> **Collected data**

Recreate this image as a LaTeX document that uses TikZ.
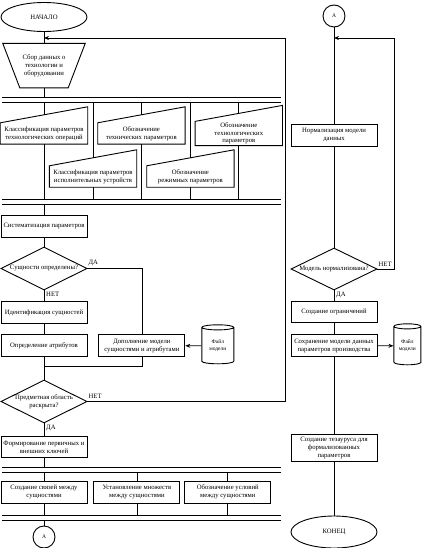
\documentclass[tikz,border=0pt]{standalone}
\usepackage{fontspec}
\setmainfont{Liberation Serif}
\usetikzlibrary{
    positioning,      % 相对定位
    arrows.meta,      % 箭头样式
    shapes.geometric  % 菱形、椭圆、圆柱
}

\begin{document}
\begin{tikzpicture}[
        x=1pt, y=-1pt,
        font=\fontsize{6.7}{7.8}\selectfont,
        box/.style={
            rectangle,
            draw=black,
            line width=0.9pt,
            minimum width=86pt,
            minimum height=#1,
            inner sep=1pt,
            align=center
        },
        box/.default=22pt,
        plain/.style={
            rectangle,
            minimum width=#1,
            minimum height=21pt,
            inner sep=1pt,
            align=center
        },
        plain/.default=87pt,
        decision/.style={
            diamond,
            draw=black,
            line width=0.9pt,
            aspect=2,
            inner sep=0pt,
            minimum width=86pt,
            minimum height=43pt,
            align=center
        },
        terminal/.style={
            ellipse,
            draw=black,
            line width=0.9pt,
            minimum width=86pt,
            minimum height=29pt
        },
        connector/.style={
            circle,
            draw=black,
            line width=0.9pt,
            minimum size=22pt,
            inner sep=0pt,
            font=\fontsize{5.5}{6.5}\selectfont
        },
        storage/.style={
            cylinder,
            shape border rotate=90,
            aspect=0.3,
            draw=black,
            line width=0.9pt,
            minimum width=#1,
            minimum height=39pt,
            inner sep=0pt,
            align=center,
            font=\fontsize{5.5}{6.5}\selectfont
        },
        storage/.default=32pt,
        tag/.style={inner sep=0pt},
        line/.style={line width=0.8pt},
        arrow/.style={
            line width=0.8pt,
            -{Stealth[length=5pt,width=4pt]}
        },
        bar/.style={line width=0.9pt}
    ]
    \useasboundingbox (0,0) rectangle (425,548);

    % 左列：开始与数据收集
    \node[terminal] (start) at (44,17) {НАЧАЛО};
    \node[plain=82pt, minimum height=44pt, below=11.5pt of start] (collect) {Сбор данных о\\технологии и\\оборудовании};
    \draw[line width=0.9pt] (collect.north west) -- (collect.north east) -- ([xshift=-17pt]collect.south east) -- ([xshift=17pt]collect.south west) -- cycle;
    \coordinate (in1) at (44,38);
    \draw[line] (start) -- (collect);

    % 并行分支线
    \coordinate (barA) at (2,97);  \coordinate (barAb) at (2,102);
    \coordinate (barB) at (2,199); \coordinate (barBb) at (2,204);
    \coordinate (barC) at (2,467); \coordinate (barCb) at (2,472);
    \coordinate (barD) at (2,515); \coordinate (barDb) at (2,520);
    \foreach \t/\b in {barA/barAb, barB/barBb, barC/barCb, barD/barDb} {
        \draw[bar] (\t) -- +(279,0);
        \draw[bar] (\b) -- +(279,0);
    }

    % 参数分类
    \node[plain] (cls1) at (44,133.5) {Классификация параметров\\технологических операций};
    \node[plain, right=10pt of cls1] (cls2) {Обозначение\\технических параметров};
    \node[plain, right=10pt of cls2] (cls3) {Обозначение\\технологических\\параметров};
    \node[plain] (cls4) at (93,176.5) {Классификация параметров\\исполнительных устройств};
    \node[plain, right=10pt of cls4] (cls5) {Обозначение\\режимных параметров};
    \foreach \n in {cls1,cls2,cls3,cls4,cls5} {
        \draw[line width=0.9pt] (\n.north west) -- ([yshift=16pt]\n.north east) -- (\n.south east) -- (\n.south west) -- cycle;
        \draw[line] (\n |- barAb) -- ([yshift=8pt]\n.north);
        \draw[line] (\n.south) -- (\n |- barB);
    }
    \draw[line] (collect.south) -- (collect |- barA);

    % 实体识别
    \node[box] (syst) at (44,226) {Систематизация параметров};
    \node[decision] (q1) at (44,268.5) {Сущности определены?};
    \node[box, below=11pt of q1] (ident) {Идентификация сущностей};
    \node[box, below=10pt of ident] (attr) {Определение атрибутов};
    \node[box, right=11pt of attr] (addm) {Дополнение модели\\сущностями и атрибутами};
    \node[storage, right=16pt of addm] (file1) {Файл\\модели};
    \node[tag, above right=2pt and 1pt of q1.east] (yes1) {ДА};
    \node[tag, below right=1pt and 2pt of q1.south] (no1) {НЕТ};
    \coordinate (merge) at (44,366);

    \draw[line] (syst |- barBb) -- (syst);
    \draw[line] (syst) -- (q1);
    \draw[line] (q1) -- (ident);
    \draw[line] (ident) -- (attr);
    \draw[line] (q1.east) -| (addm.north);
    \draw[arrow] (file1) -- (addm);
    \draw[line] (addm.south) |- (merge);

    % 主题域检查
    \node[decision] (q2) at (44,401.5) {Предметная область\\раскрыта?};
    \node[box=21pt, below=13pt of q2] (keys) {Формирование первичных и\\внешних ключей};
    \node[tag, above right=2.5pt and 1pt of q2.east] (no2) {НЕТ};
    \node[tag, below right=1pt and 2pt of q2.south] (yes2) {ДА};
    \coordinate (loop1) at (285,38);
    \draw[line] (attr) -- (q2);
    \draw[line] (q2) -- (keys);
    \draw[arrow] (q2.east) -| (loop1) -- (in1);
    \draw[line] (keys) -- (keys |- barC);

    % 实体间关系
    \node[box] (rel1) at (44,492) {Создание связей между\\сущностями};
    \node[box, right=6pt of rel1] (rel2) {Установление множеств\\между сущностями};
    \node[box, right=4pt of rel2] (rel3) {Обозначение условий\\между сущностями};
    \foreach \n in {rel1,rel2,rel3} {
        \draw[line] (\n |- barCb) -- (\n);
        \draw[line] (\n) -- (\n |- barD);
    }
    \node[connector] (conA1) at (44,537) {А};
    \draw[line] (conA1 |- barDb) -- (conA1);

    % 右列：规范化与保存
    \node[connector] (conA2) at (334,16) {А};
    \node[box] (norm) at (334,135) {Нормализация модели\\данных};
    \node[decision, minimum height=42pt] (q3) at (334,269) {Модель нормализована?};
    \node[box=21pt, below=11pt of q3] (constr) {Создание ограничений};
    \node[box, below=11pt of constr] (save) {Сохранение модели данных\\параметров производства};
    \node[storage=27pt, minimum height=41pt, right=16pt of save] (file2) {Файл\\модели};
    \node[box=27pt, below=77pt of save] (thes) {Создание тезауруса для\\формализованных\\параметров};
    \node[terminal, minimum height=32pt] (end) at (334,532) {КОНЕЦ};
    \node[tag, above right=2pt and 1pt of q3.east] (no3) {НЕТ};
    \node[tag, below right=1pt and 2pt of q3.south] (yes3) {ДА};
    \coordinate (in2) at (334,38);
    \coordinate (loop2) at (394,38);

    \draw[line] (conA2) -- (norm);
    \draw[line] (norm) -- (q3);
    \draw[arrow] (q3.east) -| (loop2) -- (in2);
    \draw[line] (q3) -- (constr);
    \draw[line] (constr) -- (save);
    \draw[arrow] (save) -- (file2);
    \draw[line] (save) -- (thes);
    \draw[line] (thes) -- (end);
\end{tikzpicture}
\end{document}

> **Exercise task**
Copy out each line word for word, please, skipping the images.

> **Exercise answer**
Recreate this image as a LaTeX document that uses TikZ.
\documentclass[tikz,border=0pt]{standalone}
\usepackage{fontspec}
\setmainfont{Liberation Serif}
\usetikzlibrary{
    positioning,      % 相对定位
    arrows.meta,      % 箭头样式
    shapes.geometric  % 菱形、椭圆、圆柱
}

\begin{document}
\begin{tikzpicture}[
        x=1pt, y=-1pt,
        font=\fontsize{6.7}{7.8}\selectfont,
        box/.style={
            rectangle,
            draw=black,
            line width=0.9pt,
            minimum width=86pt,
            minimum height=#1,
            inner sep=1pt,
            align=center
        },
        box/.default=22pt,
        plain/.style={
            rectangle,
            minimum width=#1,
            minimum height=21pt,
            inner sep=1pt,
            align=center
        },
        plain/.default=87pt,
        decision/.style={
            diamond,
            draw=black,
            line width=0.9pt,
            aspect=2,
            inner sep=0pt,
            minimum width=86pt,
            minimum height=43pt,
            align=center
        },
        terminal/.style={
            ellipse,
            draw=black,
            line width=0.9pt,
            minimum width=86pt,
            minimum height=29pt
        },
        connector/.style={
            circle,
            draw=black,
            line width=0.9pt,
            minimum size=22pt,
            inner sep=0pt,
            font=\fontsize{5.5}{6.5}\selectfont
        },
        storage/.style={
            cylinder,
            shape border rotate=90,
            aspect=0.3,
            draw=black,
            line width=0.9pt,
            minimum width=#1,
            minimum height=39pt,
            inner sep=0pt,
            align=center,
            font=\fontsize{5.5}{6.5}\selectfont
        },
        storage/.default=32pt,
        tag/.style={inner sep=0pt},
        line/.style={line width=0.8pt},
        arrow/.style={
            line width=0.8pt,
            -{Stealth[length=5pt,width=4pt]}
        },
        bar/.style={line width=0.9pt}
    ]
    \useasboundingbox (0,0) rectangle (425,548);

    % 左列：开始与数据收集
    \node[terminal] (start) at (44,17) {НАЧАЛО};
    \node[plain=82pt, minimum height=44pt, below=11.5pt of start] (collect) {Сбор данных о\\технологии и\\оборудовании};
    \draw[line width=0.9pt] (collect.north west) -- (collect.north east) -- ([xshift=-17pt]collect.south east) -- ([xshift=17pt]collect.south west) -- cycle;
    \coordinate (in1) at (44,38);
    \draw[line] (start) -- (collect);

    % 并行分支线
    \coordinate (barA) at (2,97);  \coordinate (barAb) at (2,102);
    \coordinate (barB) at (2,199); \coordinate (barBb) at (2,204);
    \coordinate (barC) at (2,467); \coordinate (barCb) at (2,472);
    \coordinate (barD) at (2,515); \coordinate (barDb) at (2,520);
    \foreach \t/\b in {barA/barAb, barB/barBb, barC/barCb, barD/barDb} {
        \draw[bar] (\t) -- +(279,0);
        \draw[bar] (\b) -- +(279,0);
    }

    % 参数分类
    \node[plain] (cls1) at (44,133.5) {Классификация параметров\\технологических операций};
    \node[plain, right=10pt of cls1] (cls2) {Обозначение\\технических параметров};
    \node[plain, right=10pt of cls2] (cls3) {Обозначение\\технологических\\параметров};
    \node[plain] (cls4) at (93,176.5) {Классификация параметров\\исполнительных устройств};
    \node[plain, right=10pt of cls4] (cls5) {Обозначение\\режимных параметров};
    \foreach \n in {cls1,cls2,cls3,cls4,cls5} {
        \draw[line width=0.9pt] (\n.north west) -- ([yshift=16pt]\n.north east) -- (\n.south east) -- (\n.south west) -- cycle;
        \draw[line] (\n |- barAb) -- ([yshift=8pt]\n.north);
        \draw[line] (\n.south) -- (\n |- barB);
    }
    \draw[line] (collect.south) -- (collect |- barA);

    % 实体识别
    \node[box] (syst) at (44,226) {Систематизация параметров};
    \node[decision] (q1) at (44,268.5) {Сущности определены?};
    \node[box, below=11pt of q1] (ident) {Идентификация сущностей};
    \node[box, below=10pt of ident] (attr) {Определение атрибутов};
    \node[box, right=11pt of attr] (addm) {Дополнение модели\\сущностями и атрибутами};
    \node[storage, right=16pt of addm] (file1) {Файл\\модели};
    \node[tag, above right=2pt and 1pt of q1.east] (yes1) {ДА};
    \node[tag, below right=1pt and 2pt of q1.south] (no1) {НЕТ};
    \coordinate (merge) at (44,366);

    \draw[line] (syst |- barBb) -- (syst);
    \draw[line] (syst) -- (q1);
    \draw[line] (q1) -- (ident);
    \draw[line] (ident) -- (attr);
    \draw[line] (q1.east) -| (addm.north);
    \draw[arrow] (file1) -- (addm);
    \draw[line] (addm.south) |- (merge);

    % 主题域检查
    \node[decision] (q2) at (44,401.5) {Предметная область\\раскрыта?};
    \node[box=21pt, below=13pt of q2] (keys) {Формирование первичных и\\внешних ключей};
    \node[tag, above right=2.5pt and 1pt of q2.east] (no2) {НЕТ};
    \node[tag, below right=1pt and 2pt of q2.south] (yes2) {ДА};
    \coordinate (loop1) at (285,38);
    \draw[line] (attr) -- (q2);
    \draw[line] (q2) -- (keys);
    \draw[arrow] (q2.east) -| (loop1) -- (in1);
    \draw[line] (keys) -- (keys |- barC);

    % 实体间关系
    \node[box] (rel1) at (44,492) {Создание связей между\\сущностями};
    \node[box, right=6pt of rel1] (rel2) {Установление множеств\\между сущностями};
    \node[box, right=4pt of rel2] (rel3) {Обозначение условий\\между сущностями};
    \foreach \n in {rel1,rel2,rel3} {
        \draw[line] (\n |- barCb) -- (\n);
        \draw[line] (\n) -- (\n |- barD);
    }
    \node[connector] (conA1) at (44,537) {А};
    \draw[line] (conA1 |- barDb) -- (conA1);

    % 右列：规范化与保存
    \node[connector] (conA2) at (334,16) {А};
    \node[box] (norm) at (334,135) {Нормализация модели\\данных};
    \node[decision, minimum height=42pt] (q3) at (334,269) {Модель нормализована?};
    \node[box=21pt, below=11pt of q3] (constr) {Создание ограничений};
    \node[box, below=11pt of constr] (save) {Сохранение модели данных\\параметров производства};
    \node[storage=27pt, minimum height=41pt, right=16pt of save] (file2) {Файл\\модели};
    \node[box=27pt, below=77pt of save] (thes) {Создание тезауруса для\\формализованных\\параметров};
    \node[terminal, minimum height=32pt] (end) at (334,532) {КОНЕЦ};
    \node[tag, above right=2pt and 1pt of q3.east] (no3) {НЕТ};
    \node[tag, below right=1pt and 2pt of q3.south] (yes3) {ДА};
    \coordinate (in2) at (334,38);
    \coordinate (loop2) at (394,38);

    \draw[line] (conA2) -- (norm);
    \draw[line] (norm) -- (q3);
    \draw[arrow] (q3.east) -| (loop2) -- (in2);
    \draw[line] (q3) -- (constr);
    \draw[line] (constr) -- (save);
    \draw[arrow] (save) -- (file2);
    \draw[line] (save) -- (thes);
    \draw[line] (thes) -- (end);
\end{tikzpicture}
\end{document}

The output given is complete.